Musk has made Tesla reliant on China, and China's rulers know that. Unfortunately for him, Beijing has many beefs with his other iconic venture, SpaceX. For one thing, SpaceX stands in the way of China putting a human on the moon before America's return visit and Musk's Starship lifter can help the U.S. build moon bases faster. Moreover, SpaceX is a major U.S. defense contractor and, even more important, operates the Starlink satellite constellation in low-earth orbit.

Starlink as of last month had 5,800 operational satellites circling the earth. That is a stunning 60% of all active satellites. Musk contemplates expanding his constellation to 30,000 satellites and may now be thinking of 42,000 of them. China knows that, short of detonating multiple nuclear weapons in space, it will be hard-pressed to take all those satellites down, which means the U.S. military will almost certainly have continued access to space in wartime.

"Might making more Teslas in China put SpaceX's contracts with various U.S. government agencies at risk?" William Pesek asked in connection with the Musk visit to Beijing.

Pesek, the veteran Tokyo-based Forbes columnist, did not ask that question out of the blue. The Washington Examiner reported in 2020 that both Cory Gardner, the Colorado Republican who then chaired the East Asia subcommittee of the Senate Foreign Relations Committee, and Senate staff were considering whether SpaceX's NASA contracts "represent a potential national security risk due to Chinese financial support for the billionaire owner's electric car company, Tesla."

"What is there to stop them from going to Musk directly and saying, 'We'll call your line of credit early, unless you give us X, Y, or Z?' " said "a congressional Republican aide involved in negotiations over the comprehensive legislation governing the space agency" to the Examiner. "And, there's no real clarity that there's any kind of mechanism that would stop that other than good behavior by an individual."

It is now time for a national conversation in America over Musk's ownership of both Tesla and SpaceX.

"How could America's top leader in technology innovation not understand the risks of a deeper, more entangling relationship with the Communist Party of China?" asked Blaine Holt, a retired U.S. Air Force Brigadier general and technology entrepreneur, in comments to Gatestone. "Musk's recent deal requires future steps that the CCP must approve for Tesla's goals to be realized.

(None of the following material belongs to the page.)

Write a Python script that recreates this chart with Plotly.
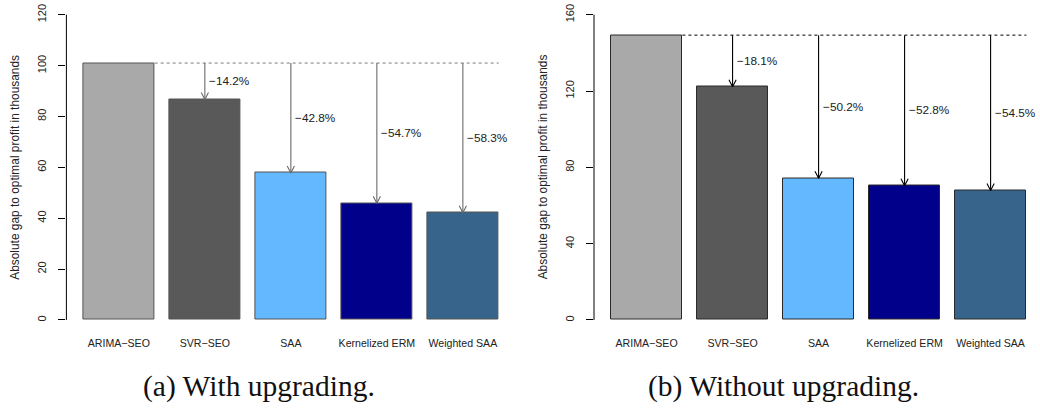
import plotly.graph_objects as go

# ---------------- data ----------------
categories = ["ARIMA\u2212SEO", "SVR\u2212SEO", "SAA", "Kernelized ERM", "Weighted SAA"]
values_a = [101.0, 86.7, 57.8, 45.9, 42.2]      # With upgrading
values_b = [149.3, 122.2, 74.3, 70.4, 67.9]     # Without upgrading
pct_a = ["\u221214.2%", "\u221242.8%", "\u221254.7%", "\u221258.3%"]
pct_b = ["\u221218.1%", "\u221250.2%", "\u221252.8%", "\u221254.5%"]
yticks_a = [0, 20, 40, 60, 80, 100, 120]
yticks_b = [0, 40, 80, 120, 160]
captions = ["(a) With upgrading.", "(b) Without upgrading."]
colors = ["#A9A9A9", "#595959", "#63B8FF", "#00008B", "#36648B"]

W, H = 1040, 419
PPU = 71.67                      # pixels per bar-unit (R barplot units)
xpos = [0.7 + 1.2 * i for i in range(len(categories))]

panels = [
    dict(vals=values_a, pct=pct_a, yt=yticks_a, dom=(66.4, 520.0), u0=68.67,
         yr=(-4.8, 124.8), line="#6a6a6a", dash="#7a7a7a", edge="#555555",
         cap=captions[0], capx=259),
    dict(vals=values_b, pct=pct_b, yt=yticks_b, dom=(594.0, 1040.0), u0=596.4,
         yr=(-6.4, 166.4), line="#000000", dash="#000000", edge="#2a2a2a",
         cap=captions[1], capx=783),
]

ytop_px, ybot_px = 2.5, 332.2
ydom = [(H - ybot_px) / H, (H - ytop_px) / H]
plot_h = ybot_px - ytop_px

fig = go.Figure()
annotations = []
shapes = []
layout_axes = {}

for k, p in enumerate(panels):
    sfx = "" if k == 0 else str(k + 1)
    xa, ya = "x" + sfx, "y" + sfx
    xr = [(p["dom"][0] - p["u0"]) / PPU, (p["dom"][1] - p["u0"]) / PPU]
    ppy = plot_h / (p["yr"][1] - p["yr"][0])   # px per y unit
    vals = p["vals"]
    top = vals[0]

    fig.add_trace(go.Bar(
        x=xpos, y=vals, width=1.0, xaxis=xa, yaxis=ya,
        marker=dict(color=colors, line=dict(color=p["edge"], width=1)),
        showlegend=False, hoverinfo="skip"))

    # dashed reference line at the ARIMA level
    fig.add_trace(go.Scatter(
        x=[xpos[0] + 0.5, xpos[-1] + 0.5], y=[top, top], mode="lines",
        line=dict(color=p["dash"], width=1, dash="3px,3px"),
        xaxis=xa, yaxis=ya, showlegend=False, hoverinfo="skip"))

    # arrows and percentage labels
    hw = 3.6 / PPU
    hl = 7.0 / ppy
    for i in range(1, len(vals)):
        cx, v = xpos[i], vals[i]
        fig.add_trace(go.Scatter(
            x=[cx, cx, None, cx - hw, cx, cx + hw],
            y=[top, v, None, v + hl, v, v + hl],
            mode="lines", line=dict(color=p["line"], width=1.1),
            xaxis=xa, yaxis=ya, showlegend=False, hoverinfo="skip"))
        annotations.append(dict(
            x=cx, y=(top + v) / 2, xref=xa, yref=ya, text=p["pct"][i - 1],
            showarrow=False, xanchor="left", yanchor="middle", xshift=2,
            font=dict(family="Liberation Sans, Arial", size=11.8, color="#222")))

    # y axis line from 0 to the last tick
    shapes.append(dict(type="line", xref=xa + " domain", yref=ya, x0=0, x1=0,
                       y0=p["yt"][0], y1=p["yt"][-1],
                       line=dict(color="black", width=1)))

    layout_axes["xaxis" + sfx] = dict(
        domain=[p["dom"][0] / W, p["dom"][1] / W], range=xr, anchor=ya,
        tickvals=xpos, ticktext=categories, ticks="", showline=False,
        showgrid=False, zeroline=False, ticklabelstandoff=3,
        tickfont=dict(family="Liberation Sans, Arial", size=10.6, color="#222"))
    layout_axes["yaxis" + sfx] = dict(
        domain=ydom, range=list(p["yr"]), anchor=xa, tickvals=p["yt"],
        ticks="outside", ticklen=7, tickwidth=1, tickcolor="black",
        tickangle=-90, showline=False, showgrid=False, zeroline=False,
        ticklabelstandoff=8,
        tickfont=dict(family="Liberation Sans, Arial", size=11, color="#222"))

    # y axis title
    annotations.append(dict(
        x=(p["dom"][0] - 51) / W, y=(H - (ytop_px + ybot_px) / 2) / H,
        xref="paper", yref="paper", text="Absolute gap to optimal profit in thousands",
        textangle=-90, showarrow=False, xanchor="center", yanchor="middle",
        font=dict(family="Liberation Sans, Arial", size=11.9, color="#222")))

    # caption
    annotations.append(dict(
        x=p["capx"] / W, y=(H - 386) / H, xref="paper", yref="paper",
        text=p["cap"], showarrow=False, xanchor="center", yanchor="middle",
        font=dict(family="Liberation Serif, Times New Roman, serif", size=29.5,
                  color="#111")))

fig.update_layout(
    width=W, height=H, margin=dict(l=0, r=0, t=0, b=0),
    paper_bgcolor="white", plot_bgcolor="white", bargap=0,
    annotations=annotations, shapes=shapes, **layout_axes)

fig.write_html("out.html")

Musk should expect China to make demands for technology and data transfers to include Starlink and SpaceX heavy-lift rockets."

"China's April 28 decision to allow Tesla to use Baidu's precise navigation mapping to enable Full Self-Driving and thus remain competitive in the Chinese market is Beijing's way of building leverage over Musk," Richard Fisher of the International Assessment and Strategy Center told Gatestone. "In the meantime, Tesla's relationship with Baidu moves into the area of Big Data and potentially helps Baidu with its artificial intelligence ambitions, which could quickly yield military spinoffs for the People's Liberation Army."

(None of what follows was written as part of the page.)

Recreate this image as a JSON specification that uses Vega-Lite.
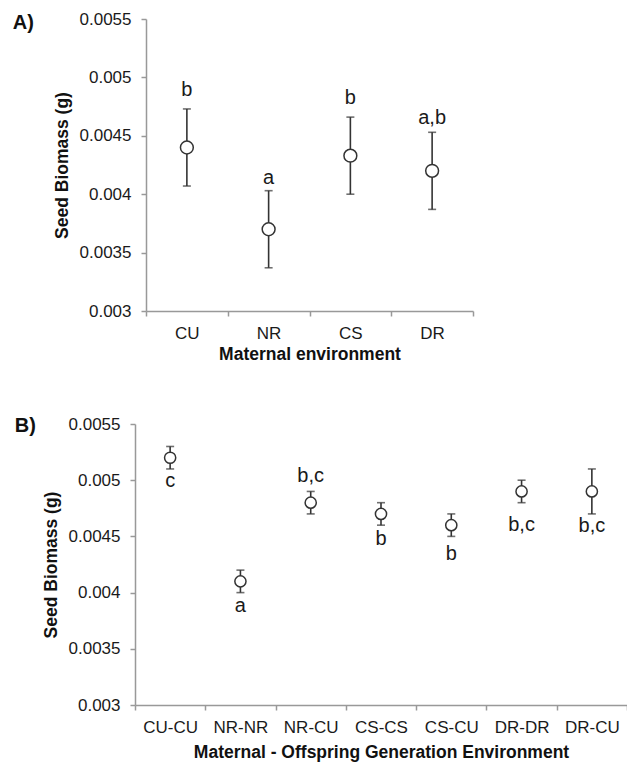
{
  "$schema": "https://vega.github.io/schema/vega-lite/v6.json",
  "background": "white",
  "padding": {"left": 12, "top": 10, "right": 0, "bottom": 2},
  "spacing": 52,
  "config": {
    "view": {"stroke": null},
    "font": "Liberation Sans",
    "axis": {
      "domainColor": "#999999",
      "tickColor": "#999999",
      "domainWidth": 1.5,
      "tickWidth": 1.5,
      "tickSize": 5,
      "labelColor": "#1a1a1a",
      "titleColor": "#111111",
      "labelFont": "Liberation Sans",
      "titleFont": "Liberation Sans",
      "labelFontSize": 17,
      "titleFontSize": 17.5,
      "titleFontWeight": "bold",
      "grid": false
    }
  },
  "vconcat": [
    {
      "width": 338,
      "height": 292,
      "title": {"text": "A)", "orient": "left", "anchor": "end", "angle": 0, "align": "right", "baseline": "middle", "fontSize": 20, "fontWeight": "bold", "font": "Liberation Sans", "color": "#111111", "offset": -2, "dy": 4, "frame": "group"},
      "data": {"values": [
        {"env": "CU", "mean": 0.0044, "lower": 0.00407, "upper": 0.00473, "label": "b", "label_y": 0.00489},
        {"env": "NR", "mean": 0.0037, "lower": 0.00337, "upper": 0.00403, "label": "a", "label_y": 0.00414},
        {"env": "CS", "mean": 0.00433, "lower": 0.0040, "upper": 0.00466, "label": "b", "label_y": 0.00482},
        {"env": "DR", "mean": 0.0042, "lower": 0.00387, "upper": 0.00453, "label": "a,b", "label_y": 0.00465}
      ]},
      "encoding": {
        "x": {"field": "env", "type": "nominal", "sort": null, "title": "Maternal environment",
              "scale": {"paddingInner": 0, "paddingOuter": 0, "range": [11, 338]},
              "axis": {"labelAngle": 0, "tickBand": "extent", "labelPadding": 9, "titlePadding": 4}}
      },
      "layer": [
        {
          "mark": {"type": "errorbar", "color": "#333333", "thickness": 1.6, "ticks": {"size": 8, "thickness": 1.6, "color": "#333333"}},
          "encoding": {
            "y": {"field": "lower", "type": "quantitative", "title": "Seed Biomass (g)",
                  "scale": {"domain": [0.003, 0.0055], "nice": false},
                  "axis": {"values": [0.003, 0.0035, 0.004, 0.0045, 0.005, 0.0055], "format": "~g", "labelPadding": 10, "titlePadding": 8, "offset": -11}},
            "y2": {"field": "upper"}
          }
        },
        {
          "mark": {"type": "point", "shape": "circle", "filled": true, "fill": "white", "stroke": "#333333", "strokeWidth": 1.5, "size": 165, "opacity": 1},
          "encoding": {"y": {"field": "mean", "type": "quantitative"}}
        },
        {
          "mark": {"type": "text", "fontSize": 20, "baseline": "middle", "color": "#1a1a1a", "font": "Liberation Sans"},
          "encoding": {"y": {"field": "label_y", "type": "quantitative"}, "text": {"field": "label"}}
        }
      ]
    },
    {
      "width": 492,
      "height": 281,
      "title": {"text": "B)", "orient": "left", "anchor": "end", "angle": 0, "align": "right", "baseline": "middle", "fontSize": 20, "fontWeight": "bold", "font": "Liberation Sans", "color": "#111111", "offset": -15, "dy": 2, "frame": "group"},
      "data": {"values": [
        {"env": "CU-CU", "mean": 0.0052, "lower": 0.0051, "upper": 0.0053, "label": "c", "label_y": 0.00499},
        {"env": "NR-NR", "mean": 0.0041, "lower": 0.0040, "upper": 0.0042, "label": "a", "label_y": 0.00388},
        {"env": "NR-CU", "mean": 0.0048, "lower": 0.0047, "upper": 0.0049, "label": "b,c", "label_y": 0.00504},
        {"env": "CS-CS", "mean": 0.0047, "lower": 0.0046, "upper": 0.0048, "label": "b", "label_y": 0.00448},
        {"env": "CS-CU", "mean": 0.0046, "lower": 0.0045, "upper": 0.0047, "label": "b", "label_y": 0.00434},
        {"env": "DR-DR", "mean": 0.0049, "lower": 0.0048, "upper": 0.0050, "label": "b,c", "label_y": 0.0046},
        {"env": "DR-CU", "mean": 0.0049, "lower": 0.0047, "upper": 0.0051, "label": "b,c", "label_y": 0.00459}
      ]},
      "encoding": {
        "x": {"field": "env", "type": "nominal", "sort": null, "title": "Maternal - Offspring Generation Environment",
              "scale": {"paddingInner": 0, "paddingOuter": 0},
              "axis": {"labelAngle": 0, "tickBand": "extent", "labelPadding": 9, "titlePadding": 8}}
      },
      "layer": [
        {
          "mark": {"type": "errorbar", "color": "#333333", "thickness": 1.6, "ticks": {"size": 8, "thickness": 1.6, "color": "#333333"}},
          "encoding": {
            "y": {"field": "lower", "type": "quantitative", "title": "Seed Biomass (g)",
                  "scale": {"domain": [0.003, 0.0055], "nice": false},
                  "axis": {"values": [0.003, 0.0035, 0.004, 0.0045, 0.005, 0.0055], "format": "~g", "labelPadding": 10, "titlePadding": 8}},
            "y2": {"field": "upper"}
          }
        },
        {
          "mark": {"type": "point", "shape": "circle", "filled": true, "fill": "white", "stroke": "#333333", "strokeWidth": 1.5, "size": 125, "opacity": 1},
          "encoding": {"y": {"field": "mean", "type": "quantitative"}}
        },
        {
          "mark": {"type": "text", "fontSize": 20, "baseline": "middle", "color": "#1a1a1a", "font": "Liberation Sans"},
          "encoding": {"y": {"field": "label_y", "type": "quantitative"}, "text": {"field": "label"}}
        }
      ]
    }
  ]
}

Gardiner's concerns are even more pressing at the moment. "Will Congress now look the other way while the often-used CCP playbook of corporate blackmail plays out, compromising our security?" Holt asks.

It is now time for a national conversation in America over Musk's ownership of both Tesla and SpaceX.

"You have me, and I have you," Chinese Premier Li Qiang told Musk on April 28.

The words, ostensibly meant to show U.S.-China friendship, are in reality a warning. It is now clear that one person so beholden to China should not be so central to America's effort to stay in space.